◆ What you have to do:
Report every line from the material that contains the word "this".

◆ Information provided:
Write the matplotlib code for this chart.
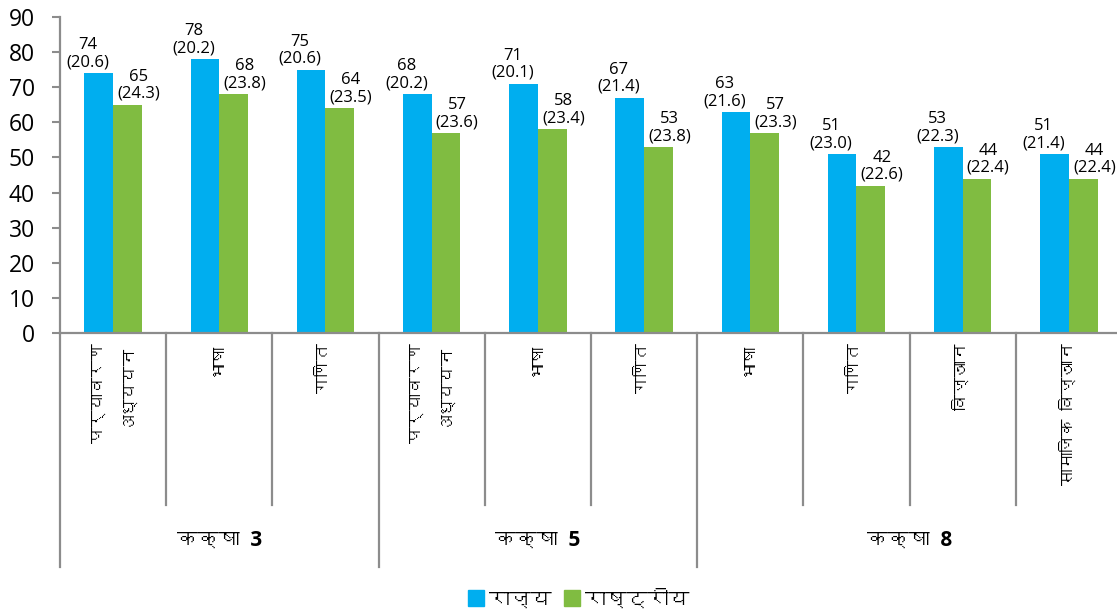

--

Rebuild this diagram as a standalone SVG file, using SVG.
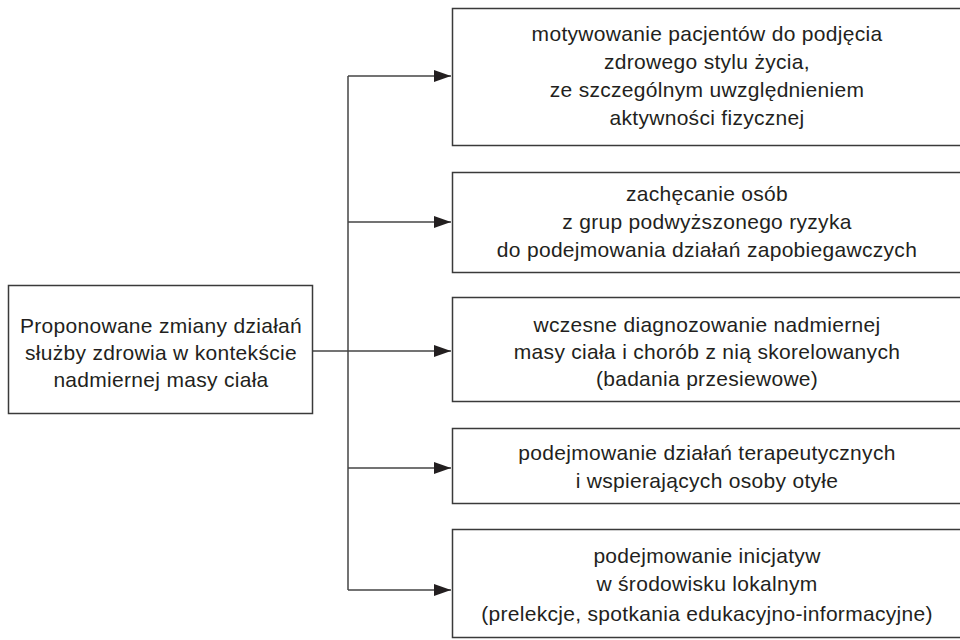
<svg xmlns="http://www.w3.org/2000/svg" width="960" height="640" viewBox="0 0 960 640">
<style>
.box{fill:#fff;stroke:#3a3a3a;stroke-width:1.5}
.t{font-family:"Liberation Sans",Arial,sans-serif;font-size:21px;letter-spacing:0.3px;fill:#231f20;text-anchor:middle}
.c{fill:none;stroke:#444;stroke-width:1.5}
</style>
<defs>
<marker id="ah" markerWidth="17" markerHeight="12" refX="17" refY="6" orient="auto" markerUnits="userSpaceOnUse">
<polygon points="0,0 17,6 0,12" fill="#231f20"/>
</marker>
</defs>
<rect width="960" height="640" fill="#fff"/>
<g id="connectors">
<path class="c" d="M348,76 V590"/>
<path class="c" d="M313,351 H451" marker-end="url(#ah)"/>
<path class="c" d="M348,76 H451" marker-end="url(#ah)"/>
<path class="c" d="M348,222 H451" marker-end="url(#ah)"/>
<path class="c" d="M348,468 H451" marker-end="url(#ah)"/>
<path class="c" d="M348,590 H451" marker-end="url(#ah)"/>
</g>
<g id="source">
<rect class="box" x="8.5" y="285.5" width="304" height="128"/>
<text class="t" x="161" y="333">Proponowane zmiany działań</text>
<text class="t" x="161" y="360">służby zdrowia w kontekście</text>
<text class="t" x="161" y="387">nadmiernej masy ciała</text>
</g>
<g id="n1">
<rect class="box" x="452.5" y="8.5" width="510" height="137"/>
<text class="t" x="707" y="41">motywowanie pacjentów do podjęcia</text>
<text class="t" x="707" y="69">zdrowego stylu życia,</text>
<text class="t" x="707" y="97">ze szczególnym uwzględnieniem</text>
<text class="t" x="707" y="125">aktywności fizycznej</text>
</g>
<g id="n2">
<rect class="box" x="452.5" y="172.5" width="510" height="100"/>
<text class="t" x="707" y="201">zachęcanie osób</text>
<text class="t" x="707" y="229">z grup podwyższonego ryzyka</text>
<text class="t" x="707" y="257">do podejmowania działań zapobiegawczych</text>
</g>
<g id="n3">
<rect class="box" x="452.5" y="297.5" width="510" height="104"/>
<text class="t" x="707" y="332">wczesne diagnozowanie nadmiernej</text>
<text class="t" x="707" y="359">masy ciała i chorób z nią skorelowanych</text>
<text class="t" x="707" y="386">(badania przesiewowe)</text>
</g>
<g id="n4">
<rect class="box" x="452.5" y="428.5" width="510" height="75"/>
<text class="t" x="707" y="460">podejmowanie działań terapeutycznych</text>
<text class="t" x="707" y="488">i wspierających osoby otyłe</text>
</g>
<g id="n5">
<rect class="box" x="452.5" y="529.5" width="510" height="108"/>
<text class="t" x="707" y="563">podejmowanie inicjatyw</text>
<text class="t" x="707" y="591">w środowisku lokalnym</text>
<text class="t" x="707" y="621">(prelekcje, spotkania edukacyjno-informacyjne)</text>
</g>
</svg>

◆ Exercise answer:
Write the matplotlib code for this chart.
Rebuild this diagram as a standalone SVG file, using SVG.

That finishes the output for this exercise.